--- Begin ENTRIES ---

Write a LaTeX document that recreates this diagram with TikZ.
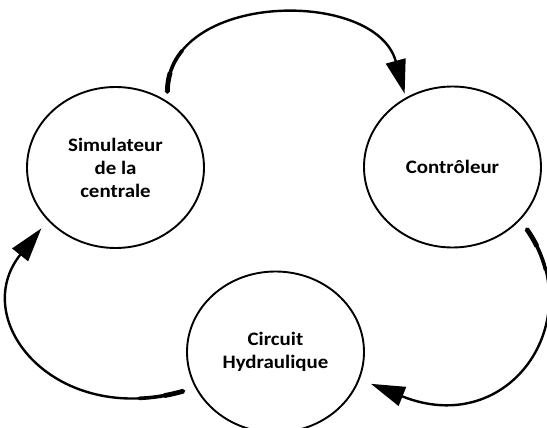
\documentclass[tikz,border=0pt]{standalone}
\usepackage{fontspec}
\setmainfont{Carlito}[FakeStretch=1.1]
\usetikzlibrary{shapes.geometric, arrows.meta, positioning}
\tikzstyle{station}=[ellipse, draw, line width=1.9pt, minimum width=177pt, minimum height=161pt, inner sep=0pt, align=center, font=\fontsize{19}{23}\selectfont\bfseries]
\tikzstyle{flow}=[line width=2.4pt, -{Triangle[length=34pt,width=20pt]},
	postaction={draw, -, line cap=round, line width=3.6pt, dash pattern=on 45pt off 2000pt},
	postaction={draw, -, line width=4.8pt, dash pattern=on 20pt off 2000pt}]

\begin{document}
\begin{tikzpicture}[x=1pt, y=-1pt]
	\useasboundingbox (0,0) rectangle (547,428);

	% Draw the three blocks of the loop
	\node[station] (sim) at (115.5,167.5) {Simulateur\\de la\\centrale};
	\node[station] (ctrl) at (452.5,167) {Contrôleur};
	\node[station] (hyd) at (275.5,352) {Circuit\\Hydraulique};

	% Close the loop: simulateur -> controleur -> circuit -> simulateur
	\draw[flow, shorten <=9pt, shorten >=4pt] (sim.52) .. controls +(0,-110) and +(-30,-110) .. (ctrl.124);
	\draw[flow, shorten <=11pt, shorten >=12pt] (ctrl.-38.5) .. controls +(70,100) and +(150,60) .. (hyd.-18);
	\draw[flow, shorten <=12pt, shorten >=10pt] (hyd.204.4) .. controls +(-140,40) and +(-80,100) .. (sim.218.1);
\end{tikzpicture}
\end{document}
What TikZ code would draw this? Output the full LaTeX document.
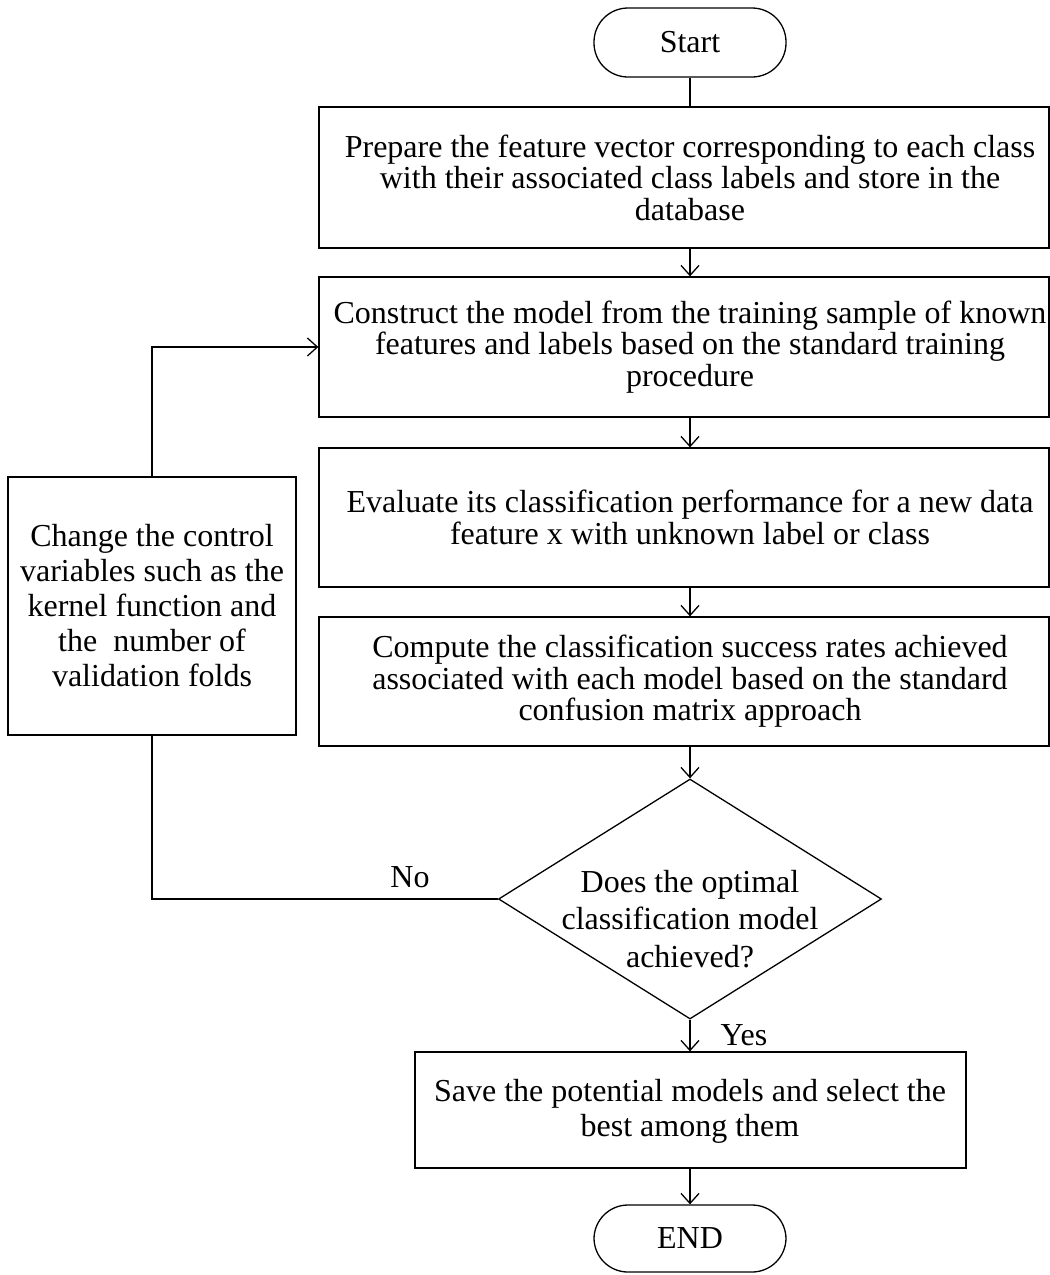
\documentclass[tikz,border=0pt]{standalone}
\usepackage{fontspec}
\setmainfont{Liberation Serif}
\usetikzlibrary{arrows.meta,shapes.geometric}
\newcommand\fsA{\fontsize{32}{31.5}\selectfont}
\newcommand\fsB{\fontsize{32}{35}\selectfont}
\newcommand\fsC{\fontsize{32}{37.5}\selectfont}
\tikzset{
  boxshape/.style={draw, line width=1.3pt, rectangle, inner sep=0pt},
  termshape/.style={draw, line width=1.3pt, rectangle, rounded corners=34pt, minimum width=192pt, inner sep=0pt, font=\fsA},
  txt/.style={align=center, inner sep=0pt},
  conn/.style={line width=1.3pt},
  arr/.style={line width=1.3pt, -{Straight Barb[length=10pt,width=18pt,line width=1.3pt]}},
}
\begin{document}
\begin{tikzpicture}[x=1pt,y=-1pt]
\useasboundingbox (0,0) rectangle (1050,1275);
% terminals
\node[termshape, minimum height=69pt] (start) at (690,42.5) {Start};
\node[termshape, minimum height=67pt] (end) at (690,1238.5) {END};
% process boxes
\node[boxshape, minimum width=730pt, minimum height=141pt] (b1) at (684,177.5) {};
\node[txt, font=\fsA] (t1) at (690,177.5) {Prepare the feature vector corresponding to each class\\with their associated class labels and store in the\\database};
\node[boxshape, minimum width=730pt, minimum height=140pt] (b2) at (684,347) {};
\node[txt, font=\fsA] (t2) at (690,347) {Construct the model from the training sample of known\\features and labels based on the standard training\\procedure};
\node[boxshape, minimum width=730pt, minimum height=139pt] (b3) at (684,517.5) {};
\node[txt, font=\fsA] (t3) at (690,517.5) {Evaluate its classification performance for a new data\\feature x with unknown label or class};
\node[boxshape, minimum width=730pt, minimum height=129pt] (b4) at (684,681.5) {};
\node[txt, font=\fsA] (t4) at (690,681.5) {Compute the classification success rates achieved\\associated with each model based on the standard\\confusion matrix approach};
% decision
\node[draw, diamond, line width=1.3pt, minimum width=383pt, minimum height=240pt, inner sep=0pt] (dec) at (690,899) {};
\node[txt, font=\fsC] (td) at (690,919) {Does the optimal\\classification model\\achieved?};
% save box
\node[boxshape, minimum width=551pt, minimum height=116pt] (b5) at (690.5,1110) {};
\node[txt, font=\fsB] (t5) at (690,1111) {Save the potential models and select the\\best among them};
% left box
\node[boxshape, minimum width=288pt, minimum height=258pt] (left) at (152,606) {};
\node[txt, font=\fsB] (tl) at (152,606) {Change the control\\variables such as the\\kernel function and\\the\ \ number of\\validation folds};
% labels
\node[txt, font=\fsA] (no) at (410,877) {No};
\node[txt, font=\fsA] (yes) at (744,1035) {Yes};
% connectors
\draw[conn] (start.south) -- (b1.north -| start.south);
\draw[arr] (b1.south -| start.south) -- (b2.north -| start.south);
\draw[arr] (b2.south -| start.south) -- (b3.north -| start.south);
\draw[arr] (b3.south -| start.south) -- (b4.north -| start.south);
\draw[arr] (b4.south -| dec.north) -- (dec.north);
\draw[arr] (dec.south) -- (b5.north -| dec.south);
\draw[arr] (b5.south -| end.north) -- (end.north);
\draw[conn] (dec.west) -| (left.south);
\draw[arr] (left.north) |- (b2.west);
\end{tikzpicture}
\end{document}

--- End ENTRIES ---

Print every entry above again without changing a word, and omit the pictures.

Write a LaTeX document that recreates this diagram with TikZ.
\documentclass[tikz,border=0pt]{standalone}
\usepackage{fontspec}
\setmainfont{Carlito}[FakeStretch=1.1]
\usetikzlibrary{shapes.geometric, arrows.meta, positioning}
\tikzstyle{station}=[ellipse, draw, line width=1.9pt, minimum width=177pt, minimum height=161pt, inner sep=0pt, align=center, font=\fontsize{19}{23}\selectfont\bfseries]
\tikzstyle{flow}=[line width=2.4pt, -{Triangle[length=34pt,width=20pt]},
	postaction={draw, -, line cap=round, line width=3.6pt, dash pattern=on 45pt off 2000pt},
	postaction={draw, -, line width=4.8pt, dash pattern=on 20pt off 2000pt}]

\begin{document}
\begin{tikzpicture}[x=1pt, y=-1pt]
	\useasboundingbox (0,0) rectangle (547,428);

	% Draw the three blocks of the loop
	\node[station] (sim) at (115.5,167.5) {Simulateur\\de la\\centrale};
	\node[station] (ctrl) at (452.5,167) {Contrôleur};
	\node[station] (hyd) at (275.5,352) {Circuit\\Hydraulique};

	% Close the loop: simulateur -> controleur -> circuit -> simulateur
	\draw[flow, shorten <=9pt, shorten >=4pt] (sim.52) .. controls +(0,-110) and +(-30,-110) .. (ctrl.124);
	\draw[flow, shorten <=11pt, shorten >=12pt] (ctrl.-38.5) .. controls +(70,100) and +(150,60) .. (hyd.-18);
	\draw[flow, shorten <=12pt, shorten >=10pt] (hyd.204.4) .. controls +(-140,40) and +(-80,100) .. (sim.218.1);
\end{tikzpicture}
\end{document}
What TikZ code would draw this? Output the full LaTeX document.
\documentclass[tikz,border=0pt]{standalone}
\usepackage{fontspec}
\setmainfont{Liberation Serif}
\usetikzlibrary{arrows.meta,shapes.geometric}
\newcommand\fsA{\fontsize{32}{31.5}\selectfont}
\newcommand\fsB{\fontsize{32}{35}\selectfont}
\newcommand\fsC{\fontsize{32}{37.5}\selectfont}
\tikzset{
  boxshape/.style={draw, line width=1.3pt, rectangle, inner sep=0pt},
  termshape/.style={draw, line width=1.3pt, rectangle, rounded corners=34pt, minimum width=192pt, inner sep=0pt, font=\fsA},
  txt/.style={align=center, inner sep=0pt},
  conn/.style={line width=1.3pt},
  arr/.style={line width=1.3pt, -{Straight Barb[length=10pt,width=18pt,line width=1.3pt]}},
}
\begin{document}
\begin{tikzpicture}[x=1pt,y=-1pt]
\useasboundingbox (0,0) rectangle (1050,1275);
% terminals
\node[termshape, minimum height=69pt] (start) at (690,42.5) {Start};
\node[termshape, minimum height=67pt] (end) at (690,1238.5) {END};
% process boxes
\node[boxshape, minimum width=730pt, minimum height=141pt] (b1) at (684,177.5) {};
\node[txt, font=\fsA] (t1) at (690,177.5) {Prepare the feature vector corresponding to each class\\with their associated class labels and store in the\\database};
\node[boxshape, minimum width=730pt, minimum height=140pt] (b2) at (684,347) {};
\node[txt, font=\fsA] (t2) at (690,347) {Construct the model from the training sample of known\\features and labels based on the standard training\\procedure};
\node[boxshape, minimum width=730pt, minimum height=139pt] (b3) at (684,517.5) {};
\node[txt, font=\fsA] (t3) at (690,517.5) {Evaluate its classification performance for a new data\\feature x with unknown label or class};
\node[boxshape, minimum width=730pt, minimum height=129pt] (b4) at (684,681.5) {};
\node[txt, font=\fsA] (t4) at (690,681.5) {Compute the classification success rates achieved\\associated with each model based on the standard\\confusion matrix approach};
% decision
\node[draw, diamond, line width=1.3pt, minimum width=383pt, minimum height=240pt, inner sep=0pt] (dec) at (690,899) {};
\node[txt, font=\fsC] (td) at (690,919) {Does the optimal\\classification model\\achieved?};
% save box
\node[boxshape, minimum width=551pt, minimum height=116pt] (b5) at (690.5,1110) {};
\node[txt, font=\fsB] (t5) at (690,1111) {Save the potential models and select the\\best among them};
% left box
\node[boxshape, minimum width=288pt, minimum height=258pt] (left) at (152,606) {};
\node[txt, font=\fsB] (tl) at (152,606) {Change the control\\variables such as the\\kernel function and\\the\ \ number of\\validation folds};
% labels
\node[txt, font=\fsA] (no) at (410,877) {No};
\node[txt, font=\fsA] (yes) at (744,1035) {Yes};
% connectors
\draw[conn] (start.south) -- (b1.north -| start.south);
\draw[arr] (b1.south -| start.south) -- (b2.north -| start.south);
\draw[arr] (b2.south -| start.south) -- (b3.north -| start.south);
\draw[arr] (b3.south -| start.south) -- (b4.north -| start.south);
\draw[arr] (b4.south -| dec.north) -- (dec.north);
\draw[arr] (dec.south) -- (b5.north -| dec.south);
\draw[arr] (b5.south -| end.north) -- (end.north);
\draw[conn] (dec.west) -| (left.south);
\draw[arr] (left.north) |- (b2.west);
\end{tikzpicture}
\end{document}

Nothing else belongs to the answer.